* Work to be completed: Write out all of the data exactly as it appears.

* Raw data:

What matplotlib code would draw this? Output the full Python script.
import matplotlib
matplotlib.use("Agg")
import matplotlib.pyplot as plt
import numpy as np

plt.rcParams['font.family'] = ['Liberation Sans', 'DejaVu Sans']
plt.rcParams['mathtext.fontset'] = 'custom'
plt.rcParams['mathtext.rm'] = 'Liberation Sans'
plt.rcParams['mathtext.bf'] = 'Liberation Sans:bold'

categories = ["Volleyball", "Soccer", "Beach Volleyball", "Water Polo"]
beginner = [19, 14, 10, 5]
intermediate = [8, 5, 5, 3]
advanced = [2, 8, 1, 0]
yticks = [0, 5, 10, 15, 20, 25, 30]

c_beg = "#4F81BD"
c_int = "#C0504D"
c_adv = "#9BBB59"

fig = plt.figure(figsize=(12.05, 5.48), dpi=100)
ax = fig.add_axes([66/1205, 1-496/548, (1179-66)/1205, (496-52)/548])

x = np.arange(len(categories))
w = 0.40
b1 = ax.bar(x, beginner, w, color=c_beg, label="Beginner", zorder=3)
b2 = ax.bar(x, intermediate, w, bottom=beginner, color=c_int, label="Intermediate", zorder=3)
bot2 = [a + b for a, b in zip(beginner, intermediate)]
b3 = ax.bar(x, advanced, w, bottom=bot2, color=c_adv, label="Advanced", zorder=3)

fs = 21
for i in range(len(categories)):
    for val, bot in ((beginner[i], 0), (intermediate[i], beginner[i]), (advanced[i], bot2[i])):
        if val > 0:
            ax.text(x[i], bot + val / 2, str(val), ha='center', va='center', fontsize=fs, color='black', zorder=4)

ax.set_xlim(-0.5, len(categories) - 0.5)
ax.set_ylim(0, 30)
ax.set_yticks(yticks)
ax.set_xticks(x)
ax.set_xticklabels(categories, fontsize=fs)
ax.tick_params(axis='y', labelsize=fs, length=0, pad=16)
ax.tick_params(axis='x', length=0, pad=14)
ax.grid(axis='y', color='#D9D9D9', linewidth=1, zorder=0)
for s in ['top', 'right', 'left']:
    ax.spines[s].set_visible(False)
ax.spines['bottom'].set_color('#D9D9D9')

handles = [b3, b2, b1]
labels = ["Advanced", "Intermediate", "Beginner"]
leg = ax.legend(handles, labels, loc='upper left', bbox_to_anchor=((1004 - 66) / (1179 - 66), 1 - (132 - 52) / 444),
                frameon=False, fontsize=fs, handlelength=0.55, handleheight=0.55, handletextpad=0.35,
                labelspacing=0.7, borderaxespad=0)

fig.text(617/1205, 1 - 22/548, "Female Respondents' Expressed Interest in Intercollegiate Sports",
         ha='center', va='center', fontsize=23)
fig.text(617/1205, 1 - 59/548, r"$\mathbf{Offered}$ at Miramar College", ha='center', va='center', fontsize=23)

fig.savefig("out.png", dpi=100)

* Exercise result:
What matplotlib code would draw this? Output the full Python script.
import matplotlib
matplotlib.use("Agg")
import matplotlib.pyplot as plt
import numpy as np

plt.rcParams['font.family'] = ['Liberation Sans', 'DejaVu Sans']
plt.rcParams['mathtext.fontset'] = 'custom'
plt.rcParams['mathtext.rm'] = 'Liberation Sans'
plt.rcParams['mathtext.bf'] = 'Liberation Sans:bold'

categories = ["Volleyball", "Soccer", "Beach Volleyball", "Water Polo"]
beginner = [19, 14, 10, 5]
intermediate = [8, 5, 5, 3]
advanced = [2, 8, 1, 0]
yticks = [0, 5, 10, 15, 20, 25, 30]

c_beg = "#4F81BD"
c_int = "#C0504D"
c_adv = "#9BBB59"

fig = plt.figure(figsize=(12.05, 5.48), dpi=100)
ax = fig.add_axes([66/1205, 1-496/548, (1179-66)/1205, (496-52)/548])

x = np.arange(len(categories))
w = 0.40
b1 = ax.bar(x, beginner, w, color=c_beg, label="Beginner", zorder=3)
b2 = ax.bar(x, intermediate, w, bottom=beginner, color=c_int, label="Intermediate", zorder=3)
bot2 = [a + b for a, b in zip(beginner, intermediate)]
b3 = ax.bar(x, advanced, w, bottom=bot2, color=c_adv, label="Advanced", zorder=3)

fs = 21
for i in range(len(categories)):
    for val, bot in ((beginner[i], 0), (intermediate[i], beginner[i]), (advanced[i], bot2[i])):
        if val > 0:
            ax.text(x[i], bot + val / 2, str(val), ha='center', va='center', fontsize=fs, color='black', zorder=4)

ax.set_xlim(-0.5, len(categories) - 0.5)
ax.set_ylim(0, 30)
ax.set_yticks(yticks)
ax.set_xticks(x)
ax.set_xticklabels(categories, fontsize=fs)
ax.tick_params(axis='y', labelsize=fs, length=0, pad=16)
ax.tick_params(axis='x', length=0, pad=14)
ax.grid(axis='y', color='#D9D9D9', linewidth=1, zorder=0)
for s in ['top', 'right', 'left']:
    ax.spines[s].set_visible(False)
ax.spines['bottom'].set_color('#D9D9D9')

handles = [b3, b2, b1]
labels = ["Advanced", "Intermediate", "Beginner"]
leg = ax.legend(handles, labels, loc='upper left', bbox_to_anchor=((1004 - 66) / (1179 - 66), 1 - (132 - 52) / 444),
                frameon=False, fontsize=fs, handlelength=0.55, handleheight=0.55, handletextpad=0.35,
                labelspacing=0.7, borderaxespad=0)

fig.text(617/1205, 1 - 22/548, "Female Respondents' Expressed Interest in Intercollegiate Sports",
         ha='center', va='center', fontsize=23)
fig.text(617/1205, 1 - 59/548, r"$\mathbf{Offered}$ at Miramar College", ha='center', va='center', fontsize=23)

fig.savefig("out.png", dpi=100)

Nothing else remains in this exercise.